▶ TASK DIRECTIONS:
The required output is the exact run of lines from the line containing "What Plotly code" to the line containing "import plotly.graph_objects as go", inclusive, and nothing besides.
•••
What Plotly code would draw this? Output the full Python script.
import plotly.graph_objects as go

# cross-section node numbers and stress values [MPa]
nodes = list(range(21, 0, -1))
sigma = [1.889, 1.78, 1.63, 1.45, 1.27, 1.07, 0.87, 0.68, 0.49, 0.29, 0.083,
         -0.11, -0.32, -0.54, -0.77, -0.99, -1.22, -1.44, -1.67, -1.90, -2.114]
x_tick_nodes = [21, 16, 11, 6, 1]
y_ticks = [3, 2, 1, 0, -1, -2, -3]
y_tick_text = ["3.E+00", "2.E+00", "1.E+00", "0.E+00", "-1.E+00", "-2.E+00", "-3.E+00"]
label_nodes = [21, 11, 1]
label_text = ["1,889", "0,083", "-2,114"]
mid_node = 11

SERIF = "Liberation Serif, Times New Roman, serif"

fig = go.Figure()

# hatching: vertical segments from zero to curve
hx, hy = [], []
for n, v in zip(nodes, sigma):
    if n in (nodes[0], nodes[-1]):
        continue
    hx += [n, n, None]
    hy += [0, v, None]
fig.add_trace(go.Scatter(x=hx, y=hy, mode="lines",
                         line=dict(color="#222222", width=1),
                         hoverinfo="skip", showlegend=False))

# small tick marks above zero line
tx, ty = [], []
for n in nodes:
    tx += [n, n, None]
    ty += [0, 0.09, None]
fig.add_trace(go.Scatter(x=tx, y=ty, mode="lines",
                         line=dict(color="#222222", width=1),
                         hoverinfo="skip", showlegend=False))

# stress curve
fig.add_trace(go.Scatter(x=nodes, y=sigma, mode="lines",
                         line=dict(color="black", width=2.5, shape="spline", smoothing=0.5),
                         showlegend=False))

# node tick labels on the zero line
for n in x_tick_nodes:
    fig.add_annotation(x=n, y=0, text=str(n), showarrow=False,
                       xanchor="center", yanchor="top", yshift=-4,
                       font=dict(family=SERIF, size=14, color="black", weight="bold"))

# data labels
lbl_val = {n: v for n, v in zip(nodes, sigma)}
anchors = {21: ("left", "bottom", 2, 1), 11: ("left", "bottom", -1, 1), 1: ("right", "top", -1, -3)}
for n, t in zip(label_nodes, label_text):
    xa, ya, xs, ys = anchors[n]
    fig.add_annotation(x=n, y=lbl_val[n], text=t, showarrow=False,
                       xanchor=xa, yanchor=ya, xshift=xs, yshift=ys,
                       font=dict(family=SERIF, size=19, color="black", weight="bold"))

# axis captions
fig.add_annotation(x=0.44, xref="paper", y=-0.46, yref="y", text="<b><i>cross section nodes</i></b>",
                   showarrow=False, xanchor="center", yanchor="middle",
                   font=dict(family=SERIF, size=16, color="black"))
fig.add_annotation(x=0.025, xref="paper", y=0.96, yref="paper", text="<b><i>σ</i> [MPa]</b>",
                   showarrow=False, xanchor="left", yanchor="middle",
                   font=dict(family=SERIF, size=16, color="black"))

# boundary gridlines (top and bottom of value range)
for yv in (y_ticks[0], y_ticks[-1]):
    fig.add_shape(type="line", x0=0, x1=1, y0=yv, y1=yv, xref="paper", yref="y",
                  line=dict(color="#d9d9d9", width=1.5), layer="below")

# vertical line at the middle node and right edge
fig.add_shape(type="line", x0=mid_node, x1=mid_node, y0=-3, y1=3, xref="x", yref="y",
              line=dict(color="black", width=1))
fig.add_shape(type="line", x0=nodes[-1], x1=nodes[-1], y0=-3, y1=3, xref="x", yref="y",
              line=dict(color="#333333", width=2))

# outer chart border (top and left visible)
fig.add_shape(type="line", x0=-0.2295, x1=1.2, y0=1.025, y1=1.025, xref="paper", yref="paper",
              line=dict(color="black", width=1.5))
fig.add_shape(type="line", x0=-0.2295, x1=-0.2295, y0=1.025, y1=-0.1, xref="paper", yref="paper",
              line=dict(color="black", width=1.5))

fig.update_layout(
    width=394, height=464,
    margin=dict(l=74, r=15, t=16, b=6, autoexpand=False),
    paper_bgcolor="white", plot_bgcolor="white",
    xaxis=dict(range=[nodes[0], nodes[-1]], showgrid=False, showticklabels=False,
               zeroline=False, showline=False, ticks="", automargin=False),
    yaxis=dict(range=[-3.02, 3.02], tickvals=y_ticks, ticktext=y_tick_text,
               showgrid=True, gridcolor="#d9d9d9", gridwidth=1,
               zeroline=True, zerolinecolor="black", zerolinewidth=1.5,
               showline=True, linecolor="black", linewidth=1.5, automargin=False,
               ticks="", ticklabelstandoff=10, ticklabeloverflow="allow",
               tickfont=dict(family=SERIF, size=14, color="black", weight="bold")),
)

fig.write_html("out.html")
•••
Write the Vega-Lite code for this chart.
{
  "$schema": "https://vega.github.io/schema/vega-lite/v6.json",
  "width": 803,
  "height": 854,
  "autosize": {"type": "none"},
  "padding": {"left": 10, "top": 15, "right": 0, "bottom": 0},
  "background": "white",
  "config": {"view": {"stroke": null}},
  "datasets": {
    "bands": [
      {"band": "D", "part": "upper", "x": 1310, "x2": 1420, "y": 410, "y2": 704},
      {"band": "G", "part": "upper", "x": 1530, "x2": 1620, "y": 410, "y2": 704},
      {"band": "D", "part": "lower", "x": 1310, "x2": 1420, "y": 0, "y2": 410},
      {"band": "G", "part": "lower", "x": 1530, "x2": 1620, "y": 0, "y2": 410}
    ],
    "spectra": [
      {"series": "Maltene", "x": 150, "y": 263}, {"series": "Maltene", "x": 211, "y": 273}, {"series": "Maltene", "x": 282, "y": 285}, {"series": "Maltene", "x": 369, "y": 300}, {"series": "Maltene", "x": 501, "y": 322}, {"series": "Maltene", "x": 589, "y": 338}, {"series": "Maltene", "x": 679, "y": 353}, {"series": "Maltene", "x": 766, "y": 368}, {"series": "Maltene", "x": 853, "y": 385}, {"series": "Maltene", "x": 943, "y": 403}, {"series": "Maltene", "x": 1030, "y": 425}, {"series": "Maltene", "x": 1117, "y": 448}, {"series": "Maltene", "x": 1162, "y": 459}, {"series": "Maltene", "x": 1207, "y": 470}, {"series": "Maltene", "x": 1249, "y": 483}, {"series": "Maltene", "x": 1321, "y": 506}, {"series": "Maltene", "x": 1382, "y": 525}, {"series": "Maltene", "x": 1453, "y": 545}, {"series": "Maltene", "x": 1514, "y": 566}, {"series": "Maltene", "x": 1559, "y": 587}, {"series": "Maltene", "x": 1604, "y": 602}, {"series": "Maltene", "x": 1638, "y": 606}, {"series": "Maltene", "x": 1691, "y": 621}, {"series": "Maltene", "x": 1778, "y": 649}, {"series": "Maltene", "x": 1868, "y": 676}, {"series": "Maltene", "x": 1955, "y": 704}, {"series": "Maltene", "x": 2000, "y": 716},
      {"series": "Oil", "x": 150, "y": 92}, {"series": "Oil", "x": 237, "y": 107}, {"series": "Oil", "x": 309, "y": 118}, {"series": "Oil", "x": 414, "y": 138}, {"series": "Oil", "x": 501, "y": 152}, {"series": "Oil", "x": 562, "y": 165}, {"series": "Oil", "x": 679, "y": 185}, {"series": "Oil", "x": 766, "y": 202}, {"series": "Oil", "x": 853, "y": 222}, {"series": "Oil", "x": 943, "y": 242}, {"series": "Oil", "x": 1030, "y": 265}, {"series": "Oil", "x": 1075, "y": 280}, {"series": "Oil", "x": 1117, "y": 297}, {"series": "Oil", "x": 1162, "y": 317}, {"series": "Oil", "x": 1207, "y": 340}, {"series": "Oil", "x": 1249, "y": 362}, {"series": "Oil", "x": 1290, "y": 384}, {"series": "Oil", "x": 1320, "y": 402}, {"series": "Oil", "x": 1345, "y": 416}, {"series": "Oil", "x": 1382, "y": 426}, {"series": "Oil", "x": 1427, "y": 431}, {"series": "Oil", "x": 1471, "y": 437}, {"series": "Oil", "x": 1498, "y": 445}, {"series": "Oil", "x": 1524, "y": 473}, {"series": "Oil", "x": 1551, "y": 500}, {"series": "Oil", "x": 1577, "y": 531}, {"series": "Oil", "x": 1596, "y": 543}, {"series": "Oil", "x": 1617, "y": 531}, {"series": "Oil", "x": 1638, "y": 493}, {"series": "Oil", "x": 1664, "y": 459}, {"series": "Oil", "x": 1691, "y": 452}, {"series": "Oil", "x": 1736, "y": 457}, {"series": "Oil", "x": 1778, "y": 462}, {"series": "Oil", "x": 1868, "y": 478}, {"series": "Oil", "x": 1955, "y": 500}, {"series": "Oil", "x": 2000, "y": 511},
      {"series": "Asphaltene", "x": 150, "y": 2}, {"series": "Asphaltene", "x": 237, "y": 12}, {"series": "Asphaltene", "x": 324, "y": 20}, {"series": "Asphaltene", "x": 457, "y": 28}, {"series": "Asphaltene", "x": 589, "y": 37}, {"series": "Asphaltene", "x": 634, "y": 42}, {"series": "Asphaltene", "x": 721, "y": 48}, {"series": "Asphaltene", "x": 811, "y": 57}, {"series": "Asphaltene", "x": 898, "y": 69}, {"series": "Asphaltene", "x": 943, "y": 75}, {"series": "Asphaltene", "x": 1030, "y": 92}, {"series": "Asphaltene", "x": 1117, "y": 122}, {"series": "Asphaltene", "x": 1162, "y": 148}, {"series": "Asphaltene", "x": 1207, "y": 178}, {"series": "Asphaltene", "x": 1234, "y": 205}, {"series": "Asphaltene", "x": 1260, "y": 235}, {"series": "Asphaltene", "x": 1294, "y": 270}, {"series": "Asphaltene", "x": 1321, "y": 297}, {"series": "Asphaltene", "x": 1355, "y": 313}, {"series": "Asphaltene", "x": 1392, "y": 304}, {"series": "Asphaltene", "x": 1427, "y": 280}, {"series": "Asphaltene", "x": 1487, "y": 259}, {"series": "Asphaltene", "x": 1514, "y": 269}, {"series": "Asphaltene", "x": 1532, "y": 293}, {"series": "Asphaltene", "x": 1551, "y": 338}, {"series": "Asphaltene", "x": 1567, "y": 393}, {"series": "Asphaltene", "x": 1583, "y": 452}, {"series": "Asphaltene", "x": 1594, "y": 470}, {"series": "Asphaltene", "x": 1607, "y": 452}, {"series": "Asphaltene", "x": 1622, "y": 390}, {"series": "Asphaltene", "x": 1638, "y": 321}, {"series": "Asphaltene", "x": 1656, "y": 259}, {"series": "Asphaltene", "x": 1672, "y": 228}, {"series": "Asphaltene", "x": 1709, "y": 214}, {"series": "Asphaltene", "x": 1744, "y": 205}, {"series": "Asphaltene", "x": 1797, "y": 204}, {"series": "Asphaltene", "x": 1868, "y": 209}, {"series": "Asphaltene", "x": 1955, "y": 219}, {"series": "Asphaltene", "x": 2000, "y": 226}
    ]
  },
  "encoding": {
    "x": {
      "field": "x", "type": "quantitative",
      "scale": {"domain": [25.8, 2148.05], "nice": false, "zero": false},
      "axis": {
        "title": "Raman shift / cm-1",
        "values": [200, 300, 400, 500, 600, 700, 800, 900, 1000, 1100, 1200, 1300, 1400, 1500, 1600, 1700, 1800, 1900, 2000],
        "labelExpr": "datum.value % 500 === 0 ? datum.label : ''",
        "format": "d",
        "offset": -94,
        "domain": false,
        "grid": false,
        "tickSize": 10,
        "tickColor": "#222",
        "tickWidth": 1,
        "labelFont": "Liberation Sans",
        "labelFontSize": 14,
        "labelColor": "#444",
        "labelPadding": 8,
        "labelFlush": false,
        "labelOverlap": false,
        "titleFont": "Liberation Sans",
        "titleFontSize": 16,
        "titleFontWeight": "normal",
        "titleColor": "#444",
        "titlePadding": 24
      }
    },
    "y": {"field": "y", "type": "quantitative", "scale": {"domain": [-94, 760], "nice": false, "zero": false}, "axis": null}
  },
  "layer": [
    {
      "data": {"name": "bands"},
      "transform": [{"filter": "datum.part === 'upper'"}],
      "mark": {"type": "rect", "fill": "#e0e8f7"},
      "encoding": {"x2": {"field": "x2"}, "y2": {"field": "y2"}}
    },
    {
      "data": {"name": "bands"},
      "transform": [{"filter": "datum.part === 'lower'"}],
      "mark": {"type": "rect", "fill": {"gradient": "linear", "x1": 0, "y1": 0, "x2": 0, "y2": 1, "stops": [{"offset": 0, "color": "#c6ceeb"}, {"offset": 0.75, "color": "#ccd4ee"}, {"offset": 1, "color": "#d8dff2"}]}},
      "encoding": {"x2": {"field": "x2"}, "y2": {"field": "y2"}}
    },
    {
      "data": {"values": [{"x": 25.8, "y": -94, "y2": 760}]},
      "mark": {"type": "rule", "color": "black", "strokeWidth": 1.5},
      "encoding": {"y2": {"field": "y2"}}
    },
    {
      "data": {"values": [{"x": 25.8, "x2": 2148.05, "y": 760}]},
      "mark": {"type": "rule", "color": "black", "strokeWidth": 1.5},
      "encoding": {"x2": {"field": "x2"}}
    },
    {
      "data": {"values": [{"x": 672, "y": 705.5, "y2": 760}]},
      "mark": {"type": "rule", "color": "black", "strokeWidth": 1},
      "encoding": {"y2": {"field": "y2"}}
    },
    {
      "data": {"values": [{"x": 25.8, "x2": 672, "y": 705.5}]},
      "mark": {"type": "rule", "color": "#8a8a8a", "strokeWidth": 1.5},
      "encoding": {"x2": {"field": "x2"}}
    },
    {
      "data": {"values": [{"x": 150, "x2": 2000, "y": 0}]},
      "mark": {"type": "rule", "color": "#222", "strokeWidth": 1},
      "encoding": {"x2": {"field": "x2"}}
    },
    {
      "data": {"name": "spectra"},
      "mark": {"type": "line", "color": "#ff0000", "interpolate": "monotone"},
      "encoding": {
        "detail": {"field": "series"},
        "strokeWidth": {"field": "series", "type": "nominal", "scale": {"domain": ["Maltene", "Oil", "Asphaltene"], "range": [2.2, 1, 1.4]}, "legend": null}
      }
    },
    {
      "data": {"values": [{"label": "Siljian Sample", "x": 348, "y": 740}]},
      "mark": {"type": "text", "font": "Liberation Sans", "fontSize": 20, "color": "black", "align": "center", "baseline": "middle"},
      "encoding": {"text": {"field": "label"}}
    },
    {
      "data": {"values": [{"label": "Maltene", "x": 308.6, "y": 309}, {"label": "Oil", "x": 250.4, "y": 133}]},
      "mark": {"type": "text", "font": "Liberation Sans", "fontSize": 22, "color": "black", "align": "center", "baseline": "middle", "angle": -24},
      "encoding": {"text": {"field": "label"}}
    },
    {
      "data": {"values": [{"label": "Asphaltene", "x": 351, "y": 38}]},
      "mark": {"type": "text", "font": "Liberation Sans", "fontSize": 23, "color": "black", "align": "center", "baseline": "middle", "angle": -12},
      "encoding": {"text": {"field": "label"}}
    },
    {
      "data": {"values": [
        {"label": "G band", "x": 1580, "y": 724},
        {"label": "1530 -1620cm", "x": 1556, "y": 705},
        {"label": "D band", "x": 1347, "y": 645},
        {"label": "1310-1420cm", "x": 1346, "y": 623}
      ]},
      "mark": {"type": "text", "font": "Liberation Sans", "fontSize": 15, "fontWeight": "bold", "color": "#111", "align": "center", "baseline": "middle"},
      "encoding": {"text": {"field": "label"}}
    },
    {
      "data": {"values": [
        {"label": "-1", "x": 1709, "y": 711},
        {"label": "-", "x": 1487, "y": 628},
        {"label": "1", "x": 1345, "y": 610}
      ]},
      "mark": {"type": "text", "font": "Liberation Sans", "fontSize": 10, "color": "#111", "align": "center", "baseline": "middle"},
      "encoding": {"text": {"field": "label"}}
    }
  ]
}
•••
▶ SOLUTION TO THE EXERCISE:
What Plotly code would draw this? Output the full Python script.
import plotly.graph_objects as go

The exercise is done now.